Take the lines from the head of the listing through the one bearing "24.5, 30, 35, 40]" and copy them exactly, leaving every picture out.

### Source data:
----------
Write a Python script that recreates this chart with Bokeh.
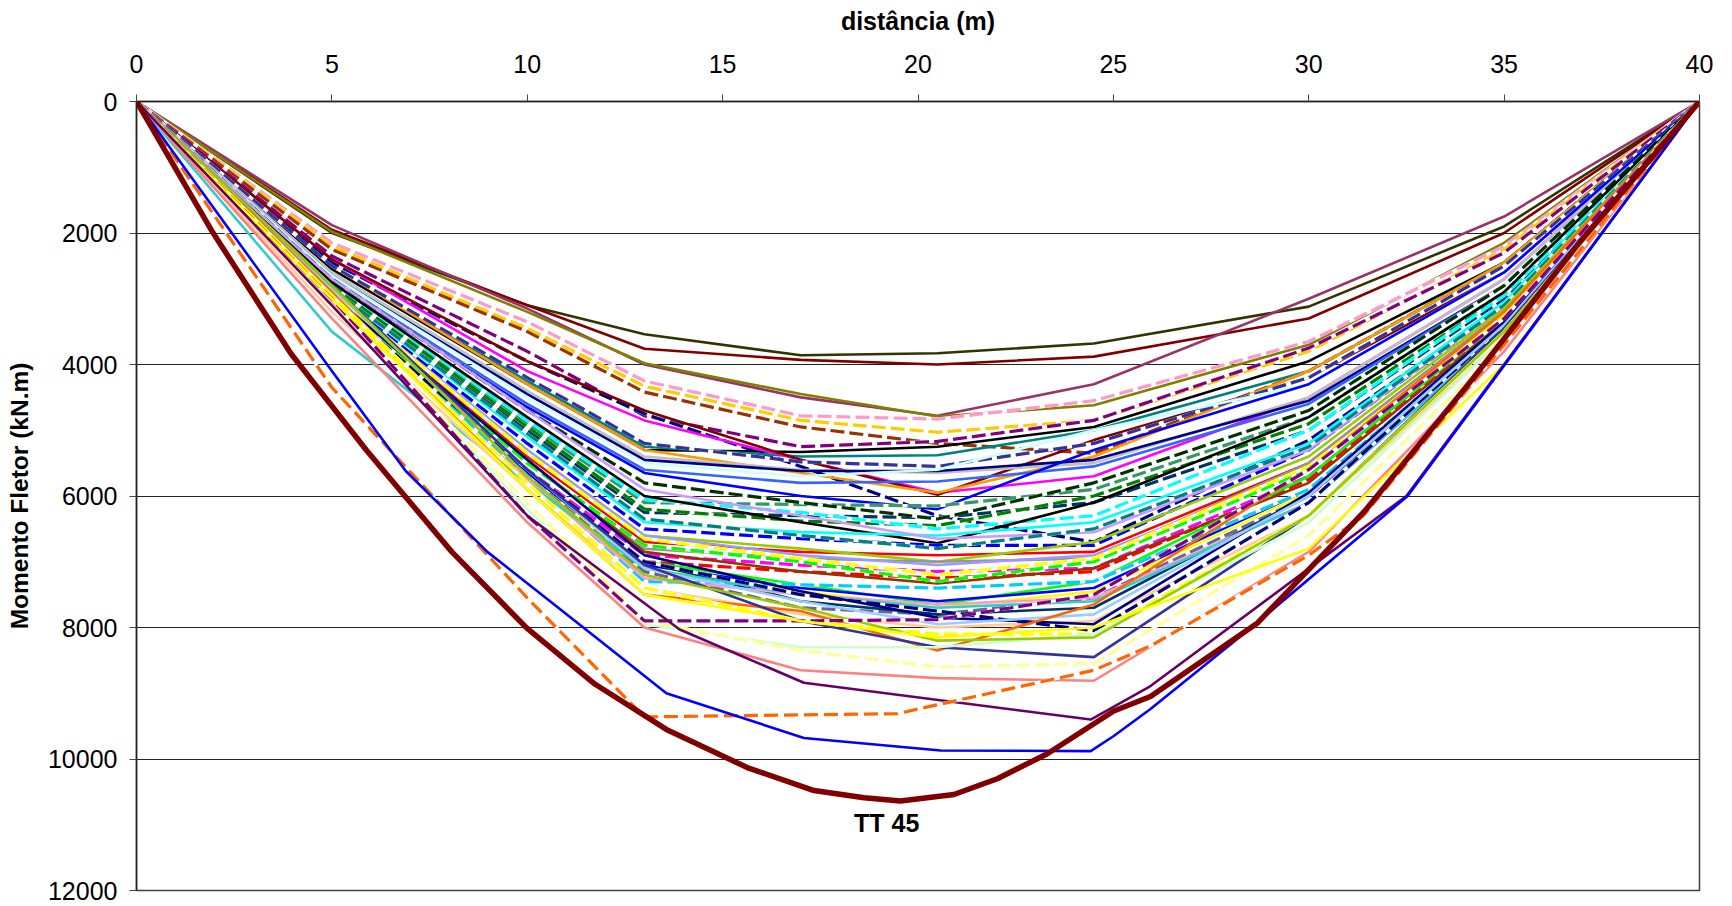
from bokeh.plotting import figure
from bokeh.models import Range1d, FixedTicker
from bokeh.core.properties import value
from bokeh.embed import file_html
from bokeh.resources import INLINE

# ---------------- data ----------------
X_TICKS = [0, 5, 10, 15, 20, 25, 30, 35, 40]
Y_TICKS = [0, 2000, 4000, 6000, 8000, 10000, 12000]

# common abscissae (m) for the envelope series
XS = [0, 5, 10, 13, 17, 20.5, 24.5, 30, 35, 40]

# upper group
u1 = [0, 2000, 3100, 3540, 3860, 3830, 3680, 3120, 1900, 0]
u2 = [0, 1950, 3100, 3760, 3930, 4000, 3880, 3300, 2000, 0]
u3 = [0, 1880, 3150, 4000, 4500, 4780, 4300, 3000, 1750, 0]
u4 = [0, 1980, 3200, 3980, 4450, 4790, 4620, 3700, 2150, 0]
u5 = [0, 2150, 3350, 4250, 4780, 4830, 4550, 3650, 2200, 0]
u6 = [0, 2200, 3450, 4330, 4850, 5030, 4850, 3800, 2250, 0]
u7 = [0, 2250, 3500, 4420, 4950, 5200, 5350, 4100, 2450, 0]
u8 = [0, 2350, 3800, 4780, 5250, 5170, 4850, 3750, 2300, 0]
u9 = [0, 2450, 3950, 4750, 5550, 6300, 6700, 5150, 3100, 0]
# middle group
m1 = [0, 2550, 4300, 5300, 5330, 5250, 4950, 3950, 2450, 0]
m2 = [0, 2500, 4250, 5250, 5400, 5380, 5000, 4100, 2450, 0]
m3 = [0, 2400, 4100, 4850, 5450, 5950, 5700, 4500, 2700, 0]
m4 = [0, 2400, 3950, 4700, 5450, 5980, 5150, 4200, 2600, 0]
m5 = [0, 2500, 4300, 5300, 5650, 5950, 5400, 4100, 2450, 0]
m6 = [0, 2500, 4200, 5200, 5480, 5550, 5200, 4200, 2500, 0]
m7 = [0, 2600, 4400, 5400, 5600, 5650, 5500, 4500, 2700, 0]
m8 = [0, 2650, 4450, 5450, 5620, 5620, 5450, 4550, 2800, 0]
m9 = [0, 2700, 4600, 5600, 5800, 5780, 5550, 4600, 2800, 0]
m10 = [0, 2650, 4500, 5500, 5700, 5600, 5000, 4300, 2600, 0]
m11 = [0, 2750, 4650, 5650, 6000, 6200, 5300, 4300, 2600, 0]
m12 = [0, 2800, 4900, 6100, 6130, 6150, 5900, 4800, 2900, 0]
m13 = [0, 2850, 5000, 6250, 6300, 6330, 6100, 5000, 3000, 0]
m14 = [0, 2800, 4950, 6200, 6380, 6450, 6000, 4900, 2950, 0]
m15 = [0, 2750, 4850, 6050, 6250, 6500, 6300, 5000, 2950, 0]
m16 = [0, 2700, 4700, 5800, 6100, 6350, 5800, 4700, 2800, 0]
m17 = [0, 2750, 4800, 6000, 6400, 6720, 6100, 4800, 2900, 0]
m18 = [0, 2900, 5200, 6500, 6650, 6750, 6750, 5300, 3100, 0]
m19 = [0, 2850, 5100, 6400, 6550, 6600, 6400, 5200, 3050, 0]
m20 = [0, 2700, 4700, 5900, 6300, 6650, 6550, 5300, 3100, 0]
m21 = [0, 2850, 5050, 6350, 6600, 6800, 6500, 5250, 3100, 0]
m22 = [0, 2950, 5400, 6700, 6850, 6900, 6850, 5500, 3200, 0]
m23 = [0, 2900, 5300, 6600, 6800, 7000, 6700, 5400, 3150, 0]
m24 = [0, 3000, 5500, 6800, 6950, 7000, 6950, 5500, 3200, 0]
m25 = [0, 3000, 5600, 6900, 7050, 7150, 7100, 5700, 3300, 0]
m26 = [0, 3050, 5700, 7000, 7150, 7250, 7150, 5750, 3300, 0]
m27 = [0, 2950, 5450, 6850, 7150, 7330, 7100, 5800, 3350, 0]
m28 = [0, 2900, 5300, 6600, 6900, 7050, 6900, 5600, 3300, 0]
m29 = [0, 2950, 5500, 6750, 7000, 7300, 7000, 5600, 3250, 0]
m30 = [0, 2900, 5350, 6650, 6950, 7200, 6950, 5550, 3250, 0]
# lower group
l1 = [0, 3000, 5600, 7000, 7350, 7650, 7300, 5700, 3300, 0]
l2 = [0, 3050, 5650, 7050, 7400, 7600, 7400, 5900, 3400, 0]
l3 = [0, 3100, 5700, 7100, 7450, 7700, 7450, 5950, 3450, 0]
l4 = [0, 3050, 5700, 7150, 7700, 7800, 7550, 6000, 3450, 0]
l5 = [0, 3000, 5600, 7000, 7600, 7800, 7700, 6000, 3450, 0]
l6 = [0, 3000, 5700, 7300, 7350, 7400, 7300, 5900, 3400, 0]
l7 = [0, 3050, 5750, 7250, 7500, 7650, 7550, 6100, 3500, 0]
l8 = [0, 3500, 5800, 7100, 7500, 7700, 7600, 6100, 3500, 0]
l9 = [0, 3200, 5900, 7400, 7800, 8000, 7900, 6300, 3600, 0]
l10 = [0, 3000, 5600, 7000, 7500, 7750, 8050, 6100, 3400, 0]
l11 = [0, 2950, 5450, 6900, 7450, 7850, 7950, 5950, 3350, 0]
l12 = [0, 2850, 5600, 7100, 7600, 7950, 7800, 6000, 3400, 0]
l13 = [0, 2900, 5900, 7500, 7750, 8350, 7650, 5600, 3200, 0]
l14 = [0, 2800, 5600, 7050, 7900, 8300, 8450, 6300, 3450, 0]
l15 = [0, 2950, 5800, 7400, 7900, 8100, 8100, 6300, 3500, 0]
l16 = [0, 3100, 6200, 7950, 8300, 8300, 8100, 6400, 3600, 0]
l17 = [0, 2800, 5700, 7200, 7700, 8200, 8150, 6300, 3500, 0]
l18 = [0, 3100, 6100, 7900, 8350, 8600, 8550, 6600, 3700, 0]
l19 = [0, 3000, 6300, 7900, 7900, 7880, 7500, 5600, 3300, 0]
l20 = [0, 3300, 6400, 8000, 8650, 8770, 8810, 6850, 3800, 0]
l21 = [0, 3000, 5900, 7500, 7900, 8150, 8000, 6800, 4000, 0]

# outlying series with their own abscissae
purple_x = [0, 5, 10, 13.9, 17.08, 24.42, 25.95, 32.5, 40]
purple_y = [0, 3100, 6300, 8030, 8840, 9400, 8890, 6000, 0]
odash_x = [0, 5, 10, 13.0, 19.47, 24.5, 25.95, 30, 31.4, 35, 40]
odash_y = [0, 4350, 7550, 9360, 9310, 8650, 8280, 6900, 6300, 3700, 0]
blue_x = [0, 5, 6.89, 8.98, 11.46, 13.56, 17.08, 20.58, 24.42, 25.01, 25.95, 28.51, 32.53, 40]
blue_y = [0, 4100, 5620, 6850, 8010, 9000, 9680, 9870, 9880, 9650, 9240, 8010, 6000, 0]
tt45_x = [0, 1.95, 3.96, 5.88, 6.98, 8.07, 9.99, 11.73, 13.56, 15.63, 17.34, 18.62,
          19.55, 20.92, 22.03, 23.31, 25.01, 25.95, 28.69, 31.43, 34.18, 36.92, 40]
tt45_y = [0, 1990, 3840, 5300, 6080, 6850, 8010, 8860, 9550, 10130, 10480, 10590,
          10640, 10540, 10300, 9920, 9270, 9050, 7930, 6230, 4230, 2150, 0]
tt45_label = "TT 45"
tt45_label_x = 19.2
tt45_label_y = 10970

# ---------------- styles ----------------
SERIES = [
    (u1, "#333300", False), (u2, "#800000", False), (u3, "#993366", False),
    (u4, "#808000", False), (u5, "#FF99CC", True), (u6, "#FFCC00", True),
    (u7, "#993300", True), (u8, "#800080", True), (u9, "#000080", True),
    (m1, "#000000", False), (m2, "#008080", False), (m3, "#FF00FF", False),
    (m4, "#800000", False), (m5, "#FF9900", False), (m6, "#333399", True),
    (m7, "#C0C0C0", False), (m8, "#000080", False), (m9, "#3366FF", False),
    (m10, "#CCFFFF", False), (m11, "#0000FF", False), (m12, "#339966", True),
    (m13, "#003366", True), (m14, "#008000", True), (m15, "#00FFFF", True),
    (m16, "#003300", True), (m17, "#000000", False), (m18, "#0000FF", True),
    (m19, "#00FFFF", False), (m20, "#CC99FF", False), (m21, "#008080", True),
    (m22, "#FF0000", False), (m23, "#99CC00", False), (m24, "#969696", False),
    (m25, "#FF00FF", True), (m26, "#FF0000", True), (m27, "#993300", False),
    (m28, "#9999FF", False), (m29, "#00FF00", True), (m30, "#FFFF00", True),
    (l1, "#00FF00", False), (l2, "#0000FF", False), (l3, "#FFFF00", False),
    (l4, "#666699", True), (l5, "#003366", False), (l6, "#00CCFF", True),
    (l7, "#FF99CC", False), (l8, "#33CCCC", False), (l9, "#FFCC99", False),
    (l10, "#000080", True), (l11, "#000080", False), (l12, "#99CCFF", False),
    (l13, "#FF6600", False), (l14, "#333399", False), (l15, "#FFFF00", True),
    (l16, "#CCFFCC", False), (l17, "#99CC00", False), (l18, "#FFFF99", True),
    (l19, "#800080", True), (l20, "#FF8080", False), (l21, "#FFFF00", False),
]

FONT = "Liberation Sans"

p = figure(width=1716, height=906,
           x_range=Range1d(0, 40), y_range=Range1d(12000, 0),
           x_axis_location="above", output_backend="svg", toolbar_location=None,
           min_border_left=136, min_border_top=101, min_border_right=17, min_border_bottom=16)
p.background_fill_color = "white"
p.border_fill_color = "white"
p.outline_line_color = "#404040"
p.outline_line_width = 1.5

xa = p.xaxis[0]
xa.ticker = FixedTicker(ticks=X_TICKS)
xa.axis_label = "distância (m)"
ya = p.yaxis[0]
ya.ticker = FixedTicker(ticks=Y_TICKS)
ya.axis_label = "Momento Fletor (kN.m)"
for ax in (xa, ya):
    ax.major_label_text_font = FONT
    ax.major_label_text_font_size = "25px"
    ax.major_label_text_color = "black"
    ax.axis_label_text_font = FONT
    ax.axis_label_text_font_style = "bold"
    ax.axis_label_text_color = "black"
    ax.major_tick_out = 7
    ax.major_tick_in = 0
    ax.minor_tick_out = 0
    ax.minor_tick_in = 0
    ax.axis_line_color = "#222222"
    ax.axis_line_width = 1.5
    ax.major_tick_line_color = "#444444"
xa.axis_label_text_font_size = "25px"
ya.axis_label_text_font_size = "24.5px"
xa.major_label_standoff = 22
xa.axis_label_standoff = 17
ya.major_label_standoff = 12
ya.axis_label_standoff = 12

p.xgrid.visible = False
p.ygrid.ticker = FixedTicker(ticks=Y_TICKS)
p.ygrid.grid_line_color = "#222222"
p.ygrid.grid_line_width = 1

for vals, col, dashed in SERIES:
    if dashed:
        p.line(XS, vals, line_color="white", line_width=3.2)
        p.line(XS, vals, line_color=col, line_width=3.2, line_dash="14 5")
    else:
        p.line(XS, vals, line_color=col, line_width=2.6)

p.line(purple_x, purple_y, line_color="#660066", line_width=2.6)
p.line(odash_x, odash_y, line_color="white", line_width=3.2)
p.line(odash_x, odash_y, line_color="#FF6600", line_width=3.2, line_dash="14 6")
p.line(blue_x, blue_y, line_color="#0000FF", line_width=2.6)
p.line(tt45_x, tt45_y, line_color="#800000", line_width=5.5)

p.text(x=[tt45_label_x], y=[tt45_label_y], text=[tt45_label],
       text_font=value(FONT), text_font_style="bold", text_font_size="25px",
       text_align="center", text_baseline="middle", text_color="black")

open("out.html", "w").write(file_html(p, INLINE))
----------
### Task result:
Write a Python script that recreates this chart with Bokeh.
from bokeh.plotting import figure
from bokeh.models import Range1d, FixedTicker
from bokeh.core.properties import value
from bokeh.embed import file_html
from bokeh.resources import INLINE

# ---------------- data ----------------
X_TICKS = [0, 5, 10, 15, 20, 25, 30, 35, 40]
Y_TICKS = [0, 2000, 4000, 6000, 8000, 10000, 12000]

# common abscissae (m) for the envelope series
XS = [0, 5, 10, 13, 17, 20.5, 24.5, 30, 35, 40]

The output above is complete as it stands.